Hay, además, un aspecto especialmente doloroso, no siempre se debe quitar a otro lo que le corresponde legalmente, para priorizar lo propio. Muchas veces alguien actúa convencido de que tiene más derecho, porque cree en una realidad, que considera que lo avala. Sin embargo, no sabe la verdad que se esconde detrás, una verdad silenciada, fruto de esfuerzos y sacrificios en la sombra, que mientras uno trabaja sin descanso, otro nunca se molestó en preguntar, en escuchar, en mirar más allá de sus certezas, se cree siempre en posesión de la verdad, una verdad que no sabe, una verdad que se ocultó para no dar que hablar, para guardar las apariencias. Y esa falta de diálogo, esa ignorancia, abre heridas más profundas que cualquier litigio. 

Las luchas por bienes materiales rara vez dejan vencedores reales. Puede que alguien conserve la casa o la finca, pero en el camino se han desgastado afectos, se han dicho palabras irreparables y se han sembrado resentimientos que pesan mucho más que cualquier hipoteca. Y siempre sale perdedor, quien más ha aportado, quien ha luchado hasta el final, pero en la sombra. ¿De qué sirve entonces ganar cuatro baldosas si se pierde una familia, una amistad o una paz interior?  

Es cierto que todos necesitamos un techo, comida y seguridad. Nadie discute lo básico. El problema surge cuando la posesión se convierte en un fin en sí mismo, cuando el egoísmo devora la empatía, cuando el “yo primero” se convierte en el único credo. Ese impulso deshumaniza, y en última instancia nos vuelve prisioneros de lo que creemos poseer. 

Frente a esta tendencia, cabe recuperar una verdad sencilla, lo único que permanece es lo que damos. Ni la riqueza acumulada ni la apariencia social nos acompañarán cuando llegue el último día. Lo que sí puede permanecer es la huella que dejamos en los demás, un gesto de cuidado, una palabra a tiempo, un vínculo que no se rompe. 

Quizá la pregunta que deberíamos hacernos no es “¿Qué dejaré en el recuerdo?”. Porque la memoria humana no se mide en metros cuadrados, sino en cariño, justicia y dignidad. Cuando ese cambio de mirada se asume, la obsesión por competir se vuelve innecesaria, y el valor de compartir se convierte en brújula vital. 

El mundo actual, marcado por crisis económicas, climáticas y sociales, necesita menos peleas por parcelas y más acuerdos por convivir. Necesita menos carreras por acumular y más apostar por cuidar. No se trata de idealismo ingenuo, sino de simple realismo, la vida es demasiado breve para gastarla en batallas por lo efímero. 

Al final, la tierra que disputamos será la misma en la que todos descansaremos.

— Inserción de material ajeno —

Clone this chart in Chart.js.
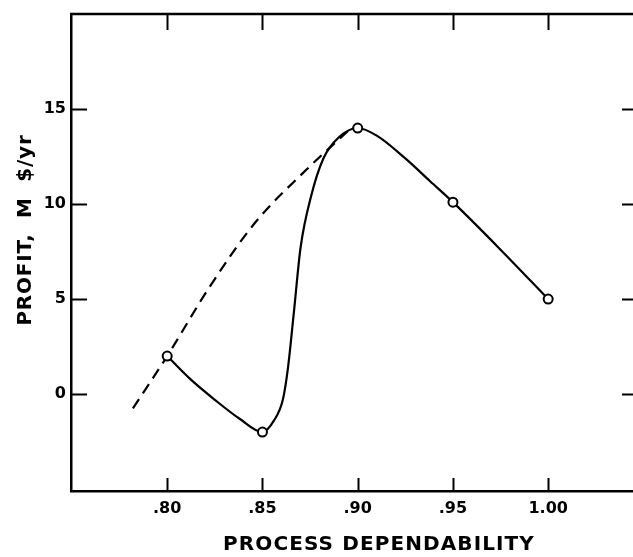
<!DOCTYPE html>
<html>
<head>
<meta charset="utf-8">
<script src="https://cdn.jsdelivr.net/npm/chart.js@4.4.1/dist/chart.umd.min.js"></script>
<style>
  html, body { margin: 0; background: #fff; overflow: hidden; }
  canvas { display: block; }
</style>
</head>
<body>
<canvas id="chart" width="633" height="557"></canvas>
<script>
// measured points (open circles)
const markerX = [0.80, 0.85, 0.90, 0.95, 1.00];
const markerY = [2.0, -2.0, 14.0, 10.1, 5.0];

// solid curve
const solidX = [0.800, 0.812, 0.825, 0.838, 0.850, 0.856, 0.8607, 0.8633, 0.8665, 0.870, 0.8755, 0.882, 0.890, 0.900, 0.910, 0.925, 0.938, 0.950, 0.975, 1.000];
const solidY = [2.0, 0.8, -0.3, -1.3, -2.0, -1.4, -0.3, 1.3, 4.3, 7.7, 10.4, 12.4, 13.5, 14.0, 13.6, 12.4, 11.2, 10.1, 7.6, 5.0];

// dashed curve
const dashX = [0.782, 0.800, 0.822, 0.846, 0.873, 0.895];
const dashY = [-0.75, 2.0, 5.6, 9.0, 11.8, 13.85];

const xTicks = [0.80, 0.85, 0.90, 0.95, 1.00];
const xTickLabels = [".80", ".85", ".90", ".95", "1.00"];
const yTicks = [0, 5, 10, 15];

const xTitle = "PROCESS DEPENDABILITY";
const yTitle = "PROFIT,  M  $/yr";

const FONT = "'DejaVu Sans', sans-serif";

const toPts = (xs, ys) => xs.map((x, i) => ({ x: x, y: ys[i] }));

// top spine, inward ticks on all four sides and axis titles
const frame = {
  id: "frame",
  afterDatasetsDraw(chart) {
    const { ctx, chartArea: a, scales } = chart;
    const x = scales.x, y = scales.y;
    ctx.save();
    ctx.strokeStyle = "#000";
    ctx.lineWidth = 2.5;
    ctx.beginPath();
    ctx.moveTo(a.left - 1, a.top);
    ctx.lineTo(a.right + 1, a.top);
    ctx.stroke();

    ctx.lineWidth = 2;
    ctx.beginPath();
    x.ticks.forEach(t => {
      const px = Math.round(x.getPixelForValue(t.value)) + 0.5;
      ctx.moveTo(px, a.bottom);
      ctx.lineTo(px, a.bottom - 13);
      ctx.moveTo(px, a.top);
      ctx.lineTo(px, a.top + 16);
    });
    y.ticks.forEach(t => {
      const py = Math.round(y.getPixelForValue(t.value)) + 0.5;
      ctx.moveTo(a.left, py);
      ctx.lineTo(a.left + 16, py);
      ctx.moveTo(a.right - 10, py);
      ctx.lineTo(a.right + 1, py);
    });
    ctx.stroke();

    ctx.fillStyle = "#000";
    ctx.textAlign = "center";
    ctx.textBaseline = "middle";
    ctx.font = "bold 20px " + FONT;
    ctx.letterSpacing = "1.1px";
    ctx.fillText(xTitle, a.left + 308, a.bottom + 54);

    ctx.translate(26, a.top + 216);
    ctx.rotate(-Math.PI / 2);
    ctx.font = "bold 20px " + FONT;
    ctx.letterSpacing = "0.8px";
    ctx.fillText(yTitle, 0, 0);
    ctx.restore();
  }
};

new Chart(document.getElementById("chart"), {
  type: "scatter",
  data: {
    datasets: [
      {
        data: toPts(markerX, markerY),
        showLine: false,
        pointRadius: 4.5,
        pointBorderWidth: 2,
        pointBorderColor: "#000",
        pointBackgroundColor: "#fff",
        order: 0
      },
      {
        data: toPts(solidX, solidY),
        showLine: true,
        borderColor: "#000",
        borderWidth: 2.2,
        pointRadius: 0,
        cubicInterpolationMode: "monotone",
        order: 1
      },
      {
        data: toPts(dashX, dashY),
        showLine: true,
        borderColor: "#000",
        borderWidth: 2.2,
        borderDash: [11, 7],
        pointRadius: 0,
        cubicInterpolationMode: "monotone",
        order: 2
      }
    ]
  },
  options: {
    responsive: false,
    animation: false,
    layout: { autoPadding: false, padding: { top: 14, right: 1, left: 0, bottom: 0 } },
    plugins: { legend: { display: false }, tooltip: { enabled: false } },
    scales: {
      x: {
        type: "linear",
        min: 0.7495,
        max: 1.044,
        afterBuildTicks: s => { s.ticks = xTicks.map(v => ({ value: v })); },
        afterFit: s => { s.height = 66; s.paddingLeft = 0; s.paddingRight = 0; },
        grid: { display: false, drawTicks: false },
        border: { display: true, color: "#000", width: 2.5 },
        ticks: {
          padding: 8,
          color: "#000",
          font: { family: FONT, size: 16, weight: "bold" },
          callback: v => xTickLabels[xTicks.indexOf(v)] ?? ""
        }
      },
      y: {
        type: "linear",
        min: -5.1,
        max: 20,
        afterBuildTicks: s => { s.ticks = yTicks.map(v => ({ value: v })); },
        afterFit: s => { s.width = 71; s.paddingTop = 0; s.paddingBottom = 0; },
        grid: { display: false, drawTicks: false },
        border: { display: true, color: "#000", width: 2.5 },
        ticks: {
          padding: 5,
          color: "#000",
          font: { family: FONT, size: 16, weight: "bold" }
        }
      }
    }
  },
  plugins: [frame]
});
</script>
</body>
</html>
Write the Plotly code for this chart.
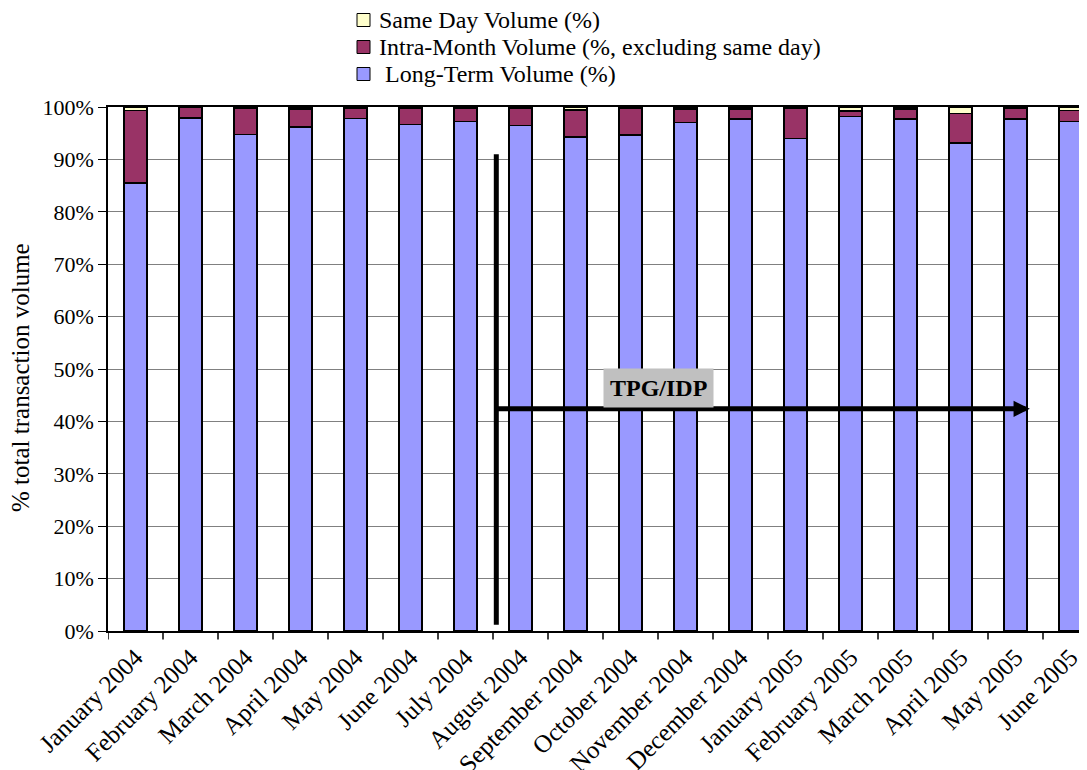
import plotly.graph_objects as go

months = ["January 2004", "February 2004", "March 2004", "April 2004", "May 2004",
          "June 2004", "July 2004", "August 2004", "September 2004", "October 2004",
          "November 2004", "December 2004", "January 2005", "February 2005",
          "March 2005", "April 2005", "May 2005", "June 2005"]

long_term = [85.5, 97.9, 94.8, 96.2, 97.8, 96.7, 97.2, 96.5, 94.3, 94.7,
             97.0, 97.7, 94.0, 98.2, 97.7, 93.1, 97.7, 97.2]
intra_month = [13.8, 2.0, 4.9, 3.4, 2.0, 3.1, 2.6, 3.2, 5.1, 5.0,
               2.6, 1.9, 5.7, 1.0, 1.9, 5.7, 2.1, 2.1]
same_day = [0.7, 0.1, 0.3, 0.4, 0.2, 0.2, 0.2, 0.3, 0.6, 0.3,
            0.4, 0.4, 0.3, 0.8, 0.4, 1.2, 0.2, 0.7]

series_names = ["Same Day Volume (%)", "Intra-Month Volume (%, excluding same day)",
                " Long-Term Volume (%)"]
series_colors = ["#FFFFCC", "#993366", "#9999FF"]

y_ticks = [0, 10, 20, 30, 40, 50, 60, 70, 80, 90, 100]
y_tick_labels = ["0%", "10%", "20%", "30%", "40%", "50%", "60%", "70%", "80%", "90%", "100%"]

FONT = "Liberation Serif, Times New Roman, serif"
line_style = dict(color="black", width=1.5)
xs = list(range(len(months)))

# page has an 8px body margin; plot area in page pixels: x 108..1087, y 107..631
OFF = 8
PL, PR, PT, PB = 108, 1087, 107, 631


def px(x):
    return (x - PL) / (PR - PL)


def py(y):
    return (PB - y) / (PB - PT)


fig = go.Figure()
for vals, name, col in [(long_term, series_names[2], series_colors[2]),
                        (intra_month, series_names[1], series_colors[1]),
                        (same_day, series_names[0], series_colors[0])]:
    fig.add_trace(go.Bar(x=xs, y=vals, name=name, showlegend=False,
                         marker=dict(color=col, line=line_style), width=0.42))

# manual legend (tight line spacing as in reference)
for i, (name, col) in enumerate(zip(series_names, series_colors)):
    cy = 20 + 27 * i
    fig.add_shape(type="rect", xref="paper", yref="paper",
                  x0=px(357), x1=px(370), y0=py(cy + 6.5), y1=py(cy - 6.5),
                  fillcolor=col, line=dict(color="black", width=1))
    fig.add_annotation(x=px(377 if not name.startswith(" ") else 383), y=py(cy),
                       xref="paper", yref="paper", xanchor="left", yanchor="middle",
                       text=name.strip(), showarrow=False,
                       font=dict(family=FONT, size=24, color="black"))

# y axis title
fig.add_annotation(x=px(20), y=py(378), xref="paper", yref="paper", textangle=-90,
                   xanchor="center", yanchor="middle",
                   text="% total transaction volume", showarrow=False,
                   font=dict(family=FONT, size=25, color="black"))

# TPG/IDP marker lines
fig.add_shape(type="line", xref="x", yref="y", x0=6.56, x1=6.56, y0=1.2, y1=91,
              line=dict(color="black", width=5))
fig.add_annotation(x=16.26, y=42.4, ax=6.52, ay=42.4, xref="x", yref="y",
                   axref="x", ayref="y", text="", showarrow=True,
                   arrowhead=2, arrowsize=0.65, arrowwidth=5, arrowcolor="black")
fig.add_annotation(x=9.5, y=46.4, xref="x", yref="y", text="<b>TPG/IDP</b>",
                   showarrow=False, bgcolor="#C0C0C0", borderpad=6,
                   font=dict(family=FONT, size=24, color="black"))

fig.update_layout(
    width=1087 - OFF, height=770 - OFF,
    margin=dict(l=PL - OFF, r=0, t=PT - OFF, b=770 - PB, autoexpand=False),
    paper_bgcolor="white", plot_bgcolor="white",
    barmode="stack",
    font=dict(family=FONT, size=22, color="black"),
    showlegend=False,
    xaxis=dict(tickmode="array", tickvals=xs, ticktext=months,
               range=[-0.5, 17.3], tickangle=-45, showline=True, linecolor="black",
               linewidth=1.5, mirror=True, ticks="", showgrid=False,
               tickfont=dict(family=FONT, size=25, color="black")),
    yaxis=dict(range=[0, 100], tickmode="array", tickvals=y_ticks, ticktext=y_tick_labels,
               showline=True, linecolor="black", linewidth=1.5, ticks="outside", ticklen=8,
               tickcolor="black", showgrid=True, gridcolor="#808080", gridwidth=1,
               tickfont=dict(family=FONT, size=22, color="black")),
)

# category boundary tick marks on x axis
for i in range(len(months) + 1):
    xb = i - 0.5
    if xb <= 17.3:
        fig.add_shape(type="line", xref="x", yref="paper", x0=xb, x1=xb, y0=0, y1=-0.016,
                      line=dict(color="black", width=1.5))

fig.write_html("out.html")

La diferencia estará en cómo decidimos vivir antes de llegar allí. Y tal vez la lección sea clara, las cuatro baldosas que tanto defendemos no valen más que la paz que podemos construir con quienes nos rodean, porque la mejor almohada, siempre será una conciencia tranquila de que has obrado bien con todos, aunque no se sepa, aunque algunos sigan creyendo estar en posesión de la verdad, sin haber ni tan siquiera preguntado nada de nada. Prefieren seguir viviendo en la ignorancia, en su vida ideal. De cara al escaparate.